DIRECTIVE:
Copy the data that follows, character for character, minus the pictures.

SOURCE MATERIAL:
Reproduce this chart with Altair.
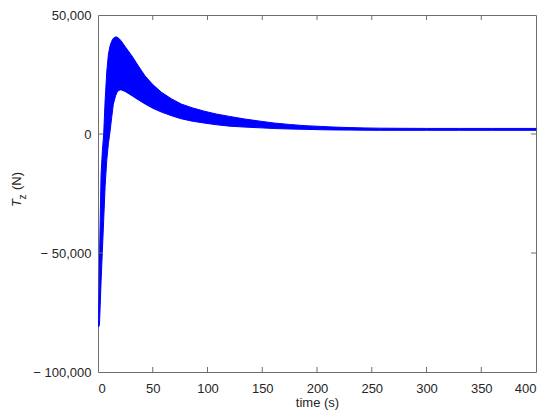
import altair as alt
import pandas as pd

# time grid (s) and envelope of the oscillating T_z signal (N)
t_vals = [0.5, 1.2, 1.5, 2.0, 2.8, 4.0, 5.2, 6.5, 8, 9.5, 11, 12.5, 14, 16, 17.5, 19, 21, 25, 31, 37,
          43, 50, 58, 67, 76, 86, 97, 108, 120, 134, 148, 161, 175, 189, 203, 216, 230, 243, 257,
          275, 300, 330, 360, 400]
upper_vals = [-80000, -58000, -49000, -36000, -17000, -7000, 0, 14000, 26000, 33500, 37000, 39000,
              40200, 40800, 40700, 40200, 39200, 36600, 32800, 28500, 24400, 20800, 17500, 14800,
              12600, 11000, 9600, 8400, 7400, 6300, 5400, 4600, 4000, 3500, 3200, 2900, 2700, 2550,
              2450, 2400, 2350, 2350, 2350, 2350]
lower_vals = [-81000, -80500, -78000, -72000, -62000, -49000, -36000, -22000, -11000, -4000, 1000, 7000,
              12500, 16000, 17600, 18300, 18600, 17800, 16100, 14300, 12600, 10800, 9200, 7700, 6400,
              5400, 4600, 3900, 3300, 2900, 2600, 2300, 2100, 1950, 1800, 1700, 1650, 1600, 1550,
              1550, 1550, 1550, 1550, 1550]

x_ticks = [0, 50, 100, 150, 200, 250, 300, 350, 400]
y_ticks = [-100000, -50000, 0, 50000]

band = pd.DataFrame({"t": t_vals, "upper": upper_vals, "lower": lower_vals})
xt = pd.DataFrame({"t": x_ticks[1:-1]})
yt = pd.DataFrame({"upper": y_ticks[1:-1]})

W, H = 438, 357
FONT = "Liberation Sans"
FRAME = "#6e6e6e"
TXT = "#262626"

xscale = alt.Scale(domain=[0, 400], nice=False, zero=False)
yscale = alt.Scale(domain=[-100000, 50000], nice=False, zero=False)

label_expr = "datum.value < 0 ? '\u2212 ' + format(-datum.value, ',') : format(datum.value, ',')"

area = alt.Chart(band).mark_area(
    color="#0000ff", stroke="#0000ff", strokeWidth=1, opacity=1, interpolate="linear"
).encode(
    x=alt.X("t:Q", scale=xscale,
            axis=alt.Axis(values=x_ticks, title="time (s)", domain=False, ticks=False,
                          grid=False, labelPadding=10, titlePadding=1, labelFontSize=13,
                          titleFontSize=13, titleFontWeight="normal", labelColor=TXT,
                          titleColor=TXT, labelFont=FONT, titleFont=FONT)),
    y=alt.Y("upper:Q", scale=yscale,
            axis=alt.Axis(values=y_ticks, title="", domain=False, ticks=False, grid=False,
                          labelPadding=7, labelFontSize=13, labelColor=TXT,
                          labelFont=FONT, labelExpr=label_expr)),
    y2="lower:Q",
)

tick_len = 5
xb = alt.Chart(xt).mark_rule(color=FRAME, strokeWidth=1).encode(
    x=alt.X("t:Q", scale=xscale), y=alt.value(H), y2=alt.value(H - tick_len))
xtp = alt.Chart(xt).mark_rule(color=FRAME, strokeWidth=1).encode(
    x=alt.X("t:Q", scale=xscale), y=alt.value(0), y2=alt.value(tick_len))
yl = alt.Chart(yt).mark_rule(color=FRAME, strokeWidth=1).encode(
    y=alt.Y("upper:Q", scale=yscale), x=alt.value(0), x2=alt.value(tick_len))
yr = alt.Chart(yt).mark_rule(color=FRAME, strokeWidth=1).encode(
    y=alt.Y("upper:Q", scale=yscale), x=alt.value(W), x2=alt.value(W - tick_len))

# y-axis title: italic T with subscript z, then (N)
title_T = alt.Chart(pd.DataFrame({"s": ["T"]})).mark_text(
    angle=270, font=FONT, fontSize=13, fontStyle="italic", color=TXT,
    align="center", baseline="alphabetic").encode(
    text="s:N", x=alt.value(-77), y=alt.value(188))
title_z = alt.Chart(pd.DataFrame({"s": ["z"]})).mark_text(
    angle=270, font=FONT, fontSize=10, color=TXT,
    align="center", baseline="alphabetic").encode(
    text="s:N", x=alt.value(-72), y=alt.value(182))
title_N = alt.Chart(pd.DataFrame({"s": ["(N)"]})).mark_text(
    angle=270, font=FONT, fontSize=13, color=TXT,
    align="center", baseline="alphabetic").encode(
    text="s:N", x=alt.value(-77), y=alt.value(166))

chart = alt.layer(area, xb, xtp, yl, yr, title_T, title_z, title_N).properties(
    width=W, height=H,
    autosize=alt.AutoSizeParams(type="none"),
    padding={"left": 90, "top": 7, "right": 6, "bottom": 40},
    background="white",
).configure_view(stroke=FRAME, strokeWidth=1)

chart.save("out.html", embed_options={"renderer": "svg", "actions": False})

TASK ANSWER:
Reproduce this chart with Altair.
import altair as alt
import pandas as pd

# time grid (s) and envelope of the oscillating T_z signal (N)
t_vals = [0.5, 1.2, 1.5, 2.0, 2.8, 4.0, 5.2, 6.5, 8, 9.5, 11, 12.5, 14, 16, 17.5, 19, 21, 25, 31, 37,
          43, 50, 58, 67, 76, 86, 97, 108, 120, 134, 148, 161, 175, 189, 203, 216, 230, 243, 257,
          275, 300, 330, 360, 400]
upper_vals = [-80000, -58000, -49000, -36000, -17000, -7000, 0, 14000, 26000, 33500, 37000, 39000,
              40200, 40800, 40700, 40200, 39200, 36600, 32800, 28500, 24400, 20800, 17500, 14800,
              12600, 11000, 9600, 8400, 7400, 6300, 5400, 4600, 4000, 3500, 3200, 2900, 2700, 2550,
              2450, 2400, 2350, 2350, 2350, 2350]
lower_vals = [-81000, -80500, -78000, -72000, -62000, -49000, -36000, -22000, -11000, -4000, 1000, 7000,
              12500, 16000, 17600, 18300, 18600, 17800, 16100, 14300, 12600, 10800, 9200, 7700, 6400,
              5400, 4600, 3900, 3300, 2900, 2600, 2300, 2100, 1950, 1800, 1700, 1650, 1600, 1550,
              1550, 1550, 1550, 1550, 1550]

x_ticks = [0, 50, 100, 150, 200, 250, 300, 350, 400]
y_ticks = [-100000, -50000, 0, 50000]

band = pd.DataFrame({"t": t_vals, "upper": upper_vals, "lower": lower_vals})
xt = pd.DataFrame({"t": x_ticks[1:-1]})
yt = pd.DataFrame({"upper": y_ticks[1:-1]})

W, H = 438, 357
FONT = "Liberation Sans"
FRAME = "#6e6e6e"
TXT = "#262626"

xscale = alt.Scale(domain=[0, 400], nice=False, zero=False)
yscale = alt.Scale(domain=[-100000, 50000], nice=False, zero=False)

label_expr = "datum.value < 0 ? '\u2212 ' + format(-datum.value, ',') : format(datum.value, ',')"

area = alt.Chart(band).mark_area(
    color="#0000ff", stroke="#0000ff", strokeWidth=1, opacity=1, interpolate="linear"
).encode(
    x=alt.X("t:Q", scale=xscale,
            axis=alt.Axis(values=x_ticks, title="time (s)", domain=False, ticks=False,
                          grid=False, labelPadding=10, titlePadding=1, labelFontSize=13,
                          titleFontSize=13, titleFontWeight="normal", labelColor=TXT,
                          titleColor=TXT, labelFont=FONT, titleFont=FONT)),
    y=alt.Y("upper:Q", scale=yscale,
            axis=alt.Axis(values=y_ticks, title="", domain=False, ticks=False, grid=False,
                          labelPadding=7, labelFontSize=13, labelColor=TXT,
                          labelFont=FONT, labelExpr=label_expr)),
    y2="lower:Q",
)

tick_len = 5
xb = alt.Chart(xt).mark_rule(color=FRAME, strokeWidth=1).encode(
    x=alt.X("t:Q", scale=xscale), y=alt.value(H), y2=alt.value(H - tick_len))
xtp = alt.Chart(xt).mark_rule(color=FRAME, strokeWidth=1).encode(
    x=alt.X("t:Q", scale=xscale), y=alt.value(0), y2=alt.value(tick_len))
yl = alt.Chart(yt).mark_rule(color=FRAME, strokeWidth=1).encode(
    y=alt.Y("upper:Q", scale=yscale), x=alt.value(0), x2=alt.value(tick_len))
yr = alt.Chart(yt).mark_rule(color=FRAME, strokeWidth=1).encode(
    y=alt.Y("upper:Q", scale=yscale), x=alt.value(W), x2=alt.value(W - tick_len))

# y-axis title: italic T with subscript z, then (N)
title_T = alt.Chart(pd.DataFrame({"s": ["T"]})).mark_text(
    angle=270, font=FONT, fontSize=13, fontStyle="italic", color=TXT,
    align="center", baseline="alphabetic").encode(
    text="s:N", x=alt.value(-77), y=alt.value(188))
title_z = alt.Chart(pd.DataFrame({"s": ["z"]})).mark_text(
    angle=270, font=FONT, fontSize=10, color=TXT,
    align="center", baseline="alphabetic").encode(
    text="s:N", x=alt.value(-72), y=alt.value(182))
title_N = alt.Chart(pd.DataFrame({"s": ["(N)"]})).mark_text(
    angle=270, font=FONT, fontSize=13, color=TXT,
    align="center", baseline="alphabetic").encode(
    text="s:N", x=alt.value(-77), y=alt.value(166))

chart = alt.layer(area, xb, xtp, yl, yr, title_T, title_z, title_N).properties(
    width=W, height=H,
    autosize=alt.AutoSizeParams(type="none"),
    padding={"left": 90, "top": 7, "right": 6, "bottom": 40},
    background="white",
).configure_view(stroke=FRAME, strokeWidth=1)

chart.save("out.html", embed_options={"renderer": "svg", "actions": False})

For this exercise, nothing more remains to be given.